Ordinary Least Squares

What is Ordinary Least Squares?

Ordinary Least Squares (OLS) is a type of linear regression, which is one of the most fundamental and widely used predictive analysis techniques in statistics and machine learning. OLS aims to find the best-fitting straight line through a set of points. This line is known as the regression line and is used to predict the value of a dependent variable based on the value of one or more independent variables.

How Does Ordinary Least Squares Work?

The goal of OLS is to minimize the sum of the squares of the differences between the observed dependent variable in the given dataset and those predicted by the linear function. These differences are called "residuals" or "errors" and represent the elements of the vertical distance between the data points and the regression line.

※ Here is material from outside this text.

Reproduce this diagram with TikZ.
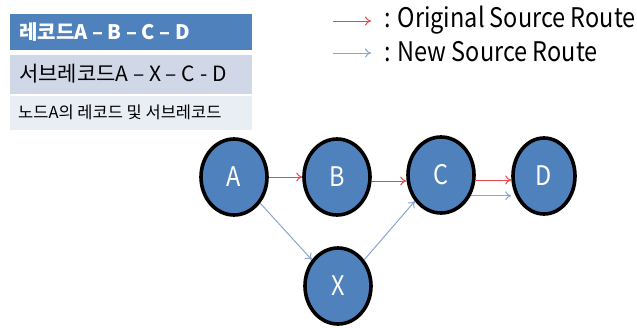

To achieve this, OLS estimates the parameters of the linear function, which are the coefficients in the regression equation. The regression equation can be represented as:

y = β₀ + β₁x₁ + β₂x₂ + ... + βₙxₙ + ε

where:

y is the dependent variable,
β₀ is the y-intercept,
β₁, β₂, ..., βₙ are the coefficients of the independent variables x₁, x₂, ..., xₙ,
ε is the error term (residual).

The OLS method assumes that there is a linear relationship between the independent and dependent variables. It also assumes that the residuals are normally distributed and have constant variance (homoscedasticity), and that the independent variables are not highly correlated with each other (no multicollinearity).

Calculating the Coefficients

The coefficients are calculated by deriving the least squares estimator, which involves taking partial derivatives of the sum of squared residuals with respect to each coefficient, setting them to zero, and solving the resulting system of equations. This process leads to a set of normal equations, which can be solved to find the coefficient estimates.

The formula for the coefficients in a simple linear regression (one independent variable) can be represented as:

β₁ = Σ((xᵢ - x̄)(yᵢ - ȳ)) / Σ((xᵢ - x̄)²)

β₀ = ȳ - β₁x̄

where x̄ and ȳ are the sample means of the independent and dependent variables, respectively.

Goodness of Fit

Once the regression line is calculated, the goodness of fit of the model can be assessed using the coefficient of determination, denoted as R². R² measures the proportion of the variance in the dependent variable that is predictable from the independent variable(s). An R² value of 1 indicates that the regression line perfectly fits the data, while an R² of 0 indicates that the line does not fit the data at all.

Applications of Ordinary Least Squares

OLS regression is used across various fields, from economics to engineering. It is applied in situations where the relationship between variables needs to be quantified and predictions are required. For example, OLS can be used to predict consumer spending based on income, or to estimate the impact of education level on wages.

Limitations of Ordinary Least Squares

While OLS is a powerful tool, it has limitations. It is sensitive to outliers, which can significantly affect the slope and intercept of the regression line. Additionally, if the assumptions of OLS are violated (e.g., non-linearity, heteroscedasticity, multicollinearity), the estimates may be biased or inefficient. In such cases, other methods like weighted least squares or robust regression might be more appropriate.

Conclusion

Ordinary Least Squares regression is a cornerstone of statistical analysis and serves as a starting point for many predictive modeling tasks. Its simplicity and interpretability make it a go-to method for estimating relationships between variables and making predictions. However, practitioners must ensure that the assumptions underlying OLS are met and be aware of its limitations when applying it to real-world data.